Professor Peter Whiteford
Peter Whiteford is a Professor in the Crawford School of Public Policy at The Australian National University, Canberra. Between 2008 and 2012 he worked at the Social Policy Research Centre at the University of New South Wales in Sydney. He previously worked as a Principal Administrator in the Directorate of Employment, Labour and Social Affairs of the Organisation for Economic Co-operation and Development in Paris. His work at the OECD encompassed pension and welfare policies in OECD countries, Eastern Europe and China. He also worked on child poverty, family assistance policies, welfare reform, and other aspects of social policy, particularly ways of supporting the balance between work and family life.
Professor John Wiseman
John Wiseman is Deputy Director of the Melbourne Sustainable Society Institute (MSSI) at the University of Melbourne. John has worked in a wide range of public sector, academic and community sector settings including, as Foundation Director of the McCaughey Centre, School of Population Health, University of Melbourne; Professor of Public Policy, Victoria University; and Assistant Director, Policy Development and Research, Victorian Department of Premier and Cabinet.

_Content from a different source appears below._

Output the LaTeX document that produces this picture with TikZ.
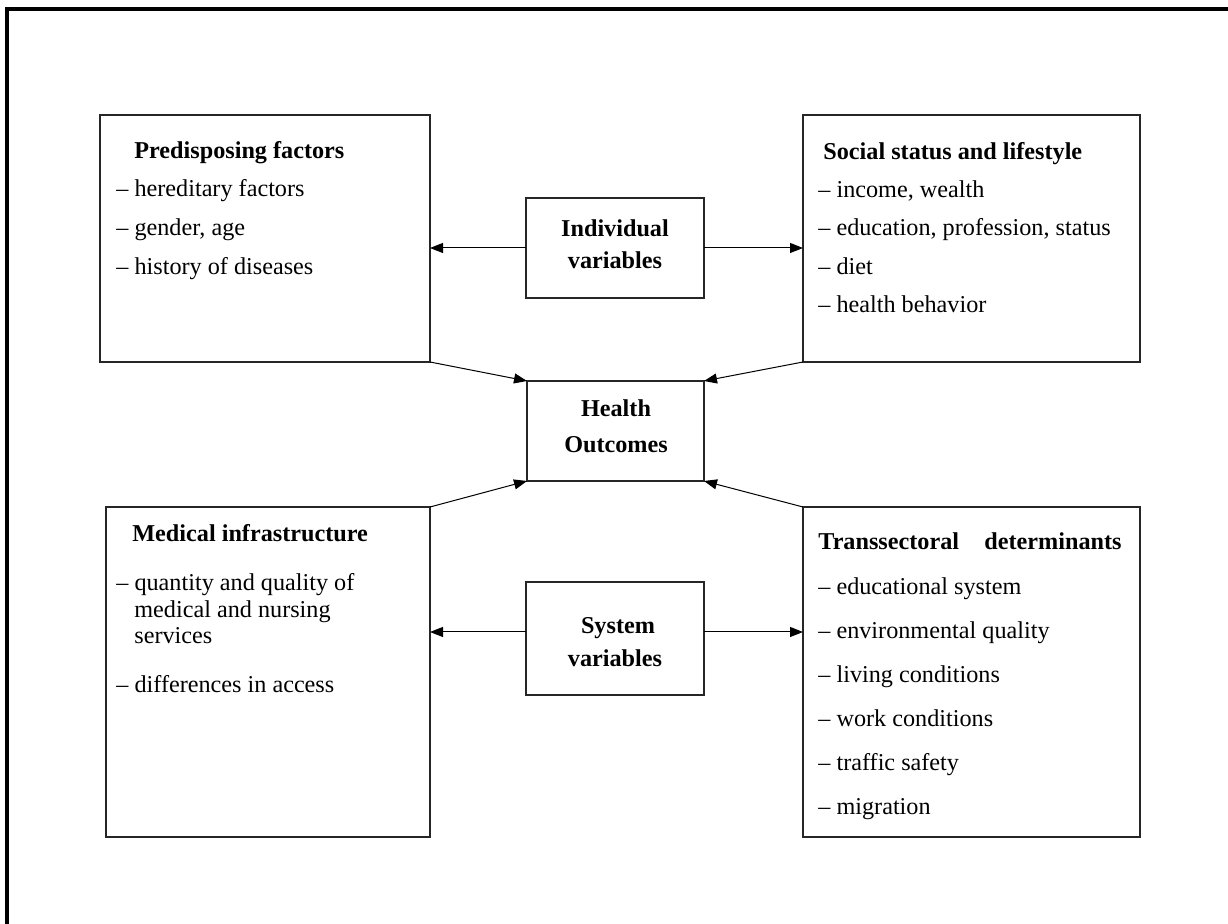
\documentclass[tikz,border=0pt]{standalone}
\usepackage{fontspec}
\setmainfont{Liberation Serif}
\usetikzlibrary{arrows.meta}
\begin{document}
\begin{tikzpicture}[x=0.5pt,y=-0.5pt,
 box/.style={draw=black!85, line width=0.55pt, inner sep=0pt, outer sep=0pt, anchor=north west},
 txt/.style={anchor=base west, inner sep=0pt, font=\fontsize{12.1pt}{14pt}\selectfont},
 ttl/.style={txt, font=\fontsize{12.1pt}{14pt}\selectfont\bfseries},
 ctr/.style={anchor=base, inner sep=0pt, font=\fontsize{12.1pt}{14pt}\selectfont\bfseries},
 conn/.style={line width=0.5pt, -{Triangle[length=6.5pt,width=5pt]}},
 frame/.style={line width=1.6pt}
]
\useasboundingbox (0,0) rectangle (1228,924);
\draw[frame] (7,930) -- (7,9) -- (1234,9);

% boxes
\node[box, minimum width=165pt, minimum height=123.5pt] (pre) at (100,115) {};
\node[box, minimum width=168.5pt, minimum height=123.5pt] (soc) at (803,115) {};
\node[box, minimum width=89pt, minimum height=50pt] (ind) at (526,198) {};
\node[box, minimum width=88.5pt, minimum height=50pt] (hea) at (527,381) {};
\node[box, minimum width=162pt, minimum height=165pt] (med) at (106,507) {};
\node[box, minimum width=168.5pt, minimum height=165pt] (tra) at (803,507) {};
\node[box, minimum width=89pt, minimum height=56.5pt] (sys) at (526,582) {};

% centre texts
\node[ctr] (indA) at (615,237) {Individual};
\node[ctr] (indB) at (615,269) {variables};
\node[ctr] (heaA) at (616,417) {Health};
\node[ctr] (heaB) at (616,453) {Outcomes};
\node[ctr] (sysA) at (618,634) {System};
\node[ctr] (sysB) at (615,667) {variables};

% predisposing
\node[ttl] (preT) at (134,159) {Predisposing factors};
\node[txt] (pre1) at (116,197) {– hereditary factors};
\node[txt] (pre2) at (116,236) {– gender, age};
\node[txt] (pre3) at (116,275) {– history of diseases};

% social
\node[ttl] (socT) at (823,160) {Social status and lifestyle};
\node[txt] (soc1) at (818,198) {– income, wealth};
\node[txt] (soc2) at (818,236) {– education, profession, status};
\node[txt] (soc3) at (818,275) {– diet};
\node[txt] (soc4) at (818,313) {– health behavior};

% medical
\node[ttl] (medT) at (132,542) {Medical infrastructure};
\node[txt] (med1) at (116,591) {– quantity and quality of};
\node[txt] (med2) at (134,618) {medical and nursing};
\node[txt] (med3) at (134,644) {services};
\node[txt] (med4) at (116,693) {– differences in access};

% transsectoral
\node[ttl] (traT) at (818,550) {Transsectoral\hspace{1.05em}determinants};
\node[txt] (tra1) at (818,595) {– educational system};
\node[txt] (tra2) at (818,639) {– environmental quality};
\node[txt] (tra3) at (818,683) {– living conditions};
\node[txt] (tra4) at (818,727) {– work conditions};
\node[txt] (tra5) at (818,771) {– traffic safety};
\node[txt] (tra6) at (818,815) {– migration};

% connectors
\draw[conn] (ind.west) -- (ind.west -| pre.east);
\draw[conn] (ind.east) -- (ind.east -| soc.west);
\draw[conn] ([yshift=3.25pt]sys.west) -- ([yshift=3.25pt]sys.west -| med.east);
\draw[conn] ([yshift=3.25pt]sys.east) -- ([yshift=3.25pt]sys.east -| tra.west);
\draw[conn] (pre.south east) -- (hea.north west);
\draw[conn] (soc.south west) -- (hea.north east);
\draw[conn] (med.north east) -- (hea.south west);
\draw[conn] (tra.north west) -- (hea.south east);
\end{tikzpicture}
\end{document}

John is a co-ordinator for the MSSI Post carbon pathways project. The main focus of his current work is on the social and political transformations needed to prevent runaway climate change and achieve a rapid transition to a just and resilient post-carbon future. John is a contributing author to CPD’s 2013 book Pushing our luck: ideas for Australian progress with his chapter Climate change: reconnecting politics with reality.